General News of Sunday, 11 October 2009

Source: GNA

M&J bribery scandal: Sipa-Adjah Yankey pleads innocent

Accra, Oct. 10, GNA - Dr.George Sipa-Adjah Yankey, who has resigned in the wake of the Mabey and Johnson bribery scandal, said on Saturday that he was innocent of the allegations, but had to resign to end attacks on President John Evans Atta Mills and his government and allow them to room to concentrate on their work.
He said in Accra that for some time now, there had been attacks on the president and the government and that he did not want them to be distracted from their work.
Dr Yankey said he also resigned to clear his name, declaring: "I have never taken a bribe".
He said he had begun a number of initiatives to improve on the health of the people, such as the fight against Malaria, and expressed the hope that these would be continued.
An official statement in Accra on Saturday signed by Mr. John Henry Newman,Chief of Staff, said, Dr.

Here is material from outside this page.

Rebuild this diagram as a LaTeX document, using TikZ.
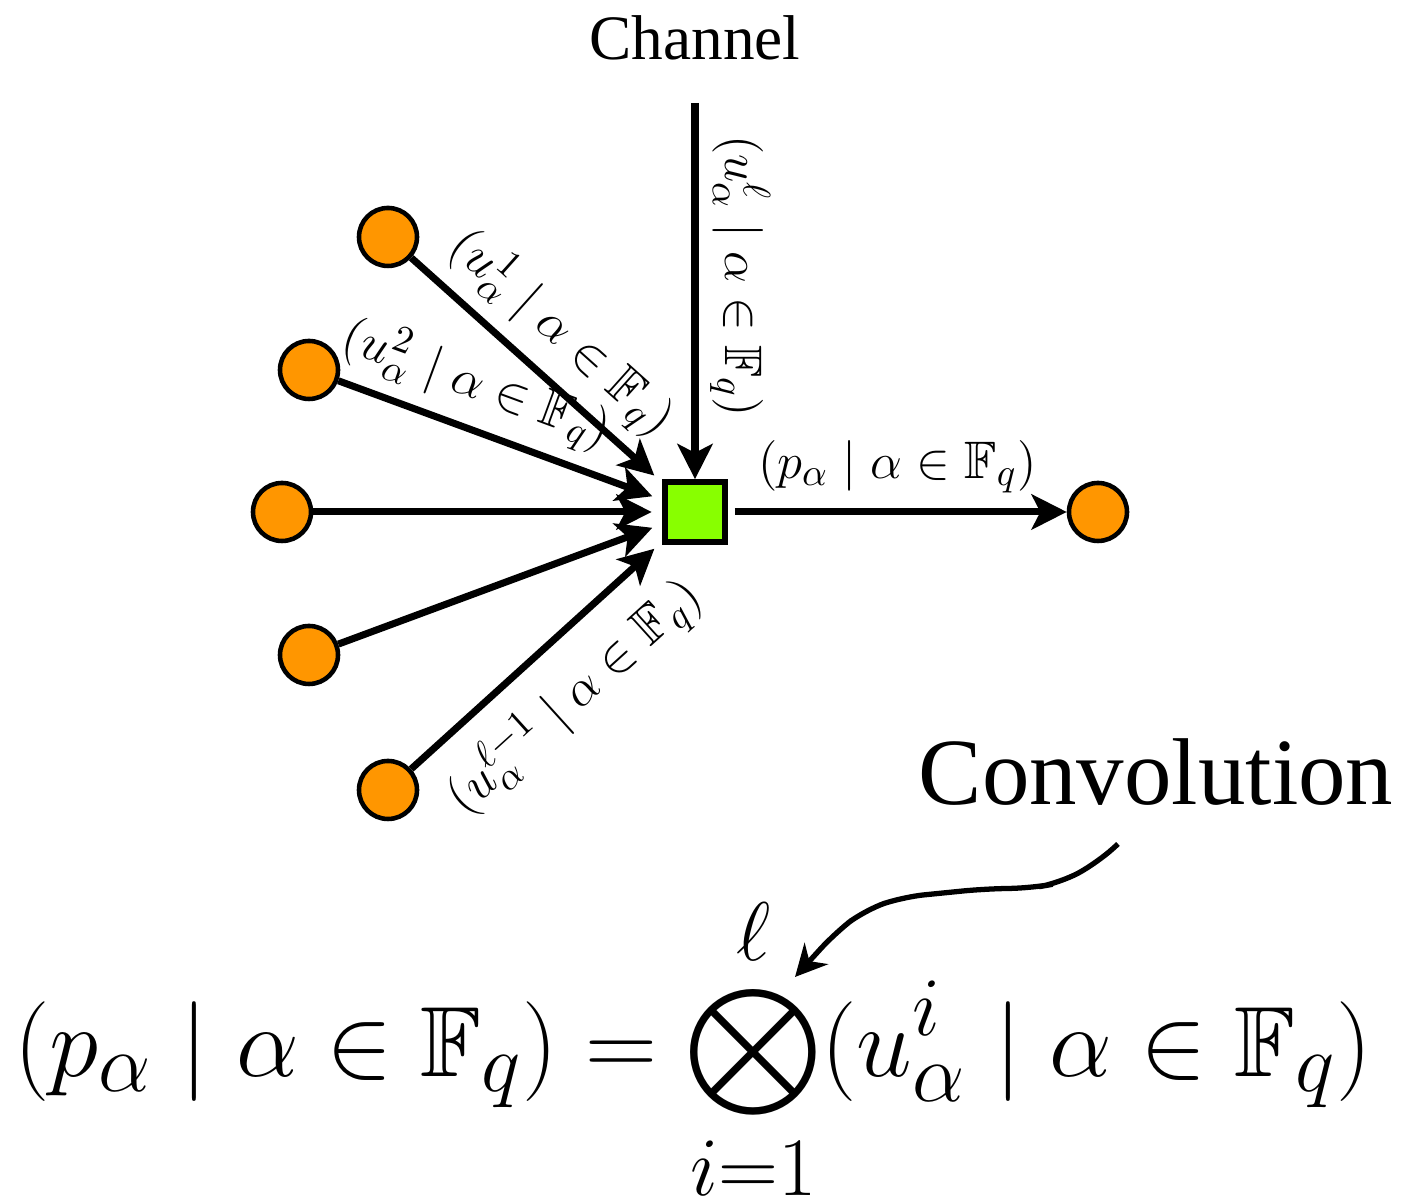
\documentclass[tikz,border=0pt]{standalone}
\usepackage{amsmath}
\usepackage{amssymb}
\usepackage{graphicx}
\usepackage{fontspec}
\newfontfamily\timesfont{Liberation Serif}
\usetikzlibrary{arrows.meta}
\definecolor{dotorange}{RGB}{255,150,0}
\definecolor{boxgreen}{RGB}{136,255,0}

\begin{document}
\begin{tikzpicture}[
    dot/.style={circle,draw,line width=1.3pt,fill=dotorange,minimum size=0.58cm,inner sep=0pt},
    fbox/.style={rectangle,draw,line width=1.6pt,fill=boxgreen,minimum size=0.6cm,inner sep=0pt},
    arr/.style={line width=2pt,-{Stealth[length=10pt,width=10pt,inset=2.5pt]}},
    lab/.style={font=\fontsize{15}{17}\selectfont}]
        \useasboundingbox (0,0) rectangle (14.05,11.96);
        \node[fbox] (sq) at (6.95,6.84) {};
        \node[dot] (out) at (10.98,6.84) {};
        \node[dot] (c1) at (3.88,9.59) {};
        \node[dot] (c2) at (3.09,8.26) {};
        \node[dot] (c3) at (2.82,6.84) {};
        \node[dot] (c4) at (3.09,5.41) {};
        \node[dot] (c5) at (3.88,4.06) {};
        \node[font=\timesfont\fontsize{18}{20}\selectfont] (chan) at (6.95,11.58) {Channel};
        \coordinate (chtop) at (6.95,10.93);
        % incoming messages
        \draw[arr,shorten >=3pt] (c1) -- (sq) node[lab,pos=0.48,sloped,above] {$(u_\alpha^1 \mid \alpha \in \mathbb{F}_q)$};
        \draw[arr,shorten >=3pt] (c2) -- (sq) node[lab,pos=0.38,sloped,above] {$(u_\alpha^2 \mid \alpha \in \mathbb{F}_q)$};
        \draw[arr,shorten >=3pt] (c3) -- (sq);
        \draw[arr,shorten >=3pt] (c4) -- (sq);
        \draw[arr,shorten >=3pt] (c5) -- (sq) node[lab,pos=0.5,sloped,below=3pt] {$(u_\alpha^{\ell-1} \mid \alpha \in \mathbb{F}_q)$};
        \draw[arr] (chtop) -- (sq) node[lab,pos=0.46,sloped,above] {$(u_\alpha^{\ell} \mid \alpha \in \mathbb{F}_q)$};
        \draw[arr,shorten <=2pt] (sq) -- (out) node[lab,midway,above=1pt] {$(p_\alpha \mid \alpha \in \mathbb{F}_q)$};
        % convolution
        \node[font=\timesfont\fontsize{27}{30}\selectfont] (conv) at (11.56,4.24) {Convolution};
        \node[anchor=base] (eq) at (6.93,1.19) {\scalebox{1.141}{\Huge $\displaystyle (p_\alpha \mid \alpha \in \mathbb{F}_q) = \mathop{\vcenter{\hbox{\scalebox{0.9}{$\displaystyle\bigotimes$}}}}\limits_{i=1}^{\ell} (u_\alpha^i \mid \alpha \in \mathbb{F}_q)$}};
        \coordinate (convtail) at (11.18,3.52);
        \coordinate (convtip) at (7.95,2.19);
        \draw[line width=1.5pt,rounded corners=6pt,-{Stealth[length=9pt,width=9pt]}] (convtail) -- (10.97,3.33) -- (10.60,3.13) -- (10.32,3.08) -- (9.83,3.07) -- (9.03,2.99) -- (8.65,2.86) -- (8.35,2.63) -- (convtip);
\end{tikzpicture}
\end{document}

Yankey and Alhaji Amadu Seidu, Minister of State at the Presidency, had resigned from the government and President Mills had accepted them.
It said this followed lengthy closed door discussions held over the last two days with Vice President John Dramani Mahama, Attorney-General and Minister of Justice Betty Mould-Iddrisu and other close aides of the president.
It said President Mills had asked the Commission on Human Rights and Administrative Justice (CHRAJ) to conduct investigations into those allegations of bribery against Ghanaian public officials in the said case. "The President expressed regret at the resignations and was hopeful that the decision to ask CHRAJ to investigate the case would offer a platform for the public officials named in the case to clear their names and hard won reputations."
The Attorney-General and Minister of Justice, returned from London last Wednesday after acquiring the relevant documents, including transcripts of witnesses, on the trial of Mabey and Johnson (M&J), during which allegations of bribery were made against some top Ghanaian officials. Mrs. Mould-Iddrisu also held meetings with top directors and other high-ranking officials of the Serious Fraud Office (SFO) in the UK to build data for a thorough investigation into the allegations of corruption made against the Ghanaian officials by directors of M&J, a UK-based construction firm.
The Ghanaian officials mentioned in the alleged scandal include Dr. Yankey, who was then a director at the Ministry of Finance and Economic Planning, and Alhaji Seidu, a Minister of State at the Castle, who was also a Deputy Minister of Roads and Highways in the 1990s.
The rest include Dr. Ato Quarshie, who was a Minister of Roads and Highways, Alhaji Boniface Abubakar Siddique, Minister of Water Resources, Works and Housing in the government of President John Agyekum Kufuor, who was a director at the Ministry of Finance and Economic Planning at the time of the alleged scandal, and one Mr Edward Attipoe.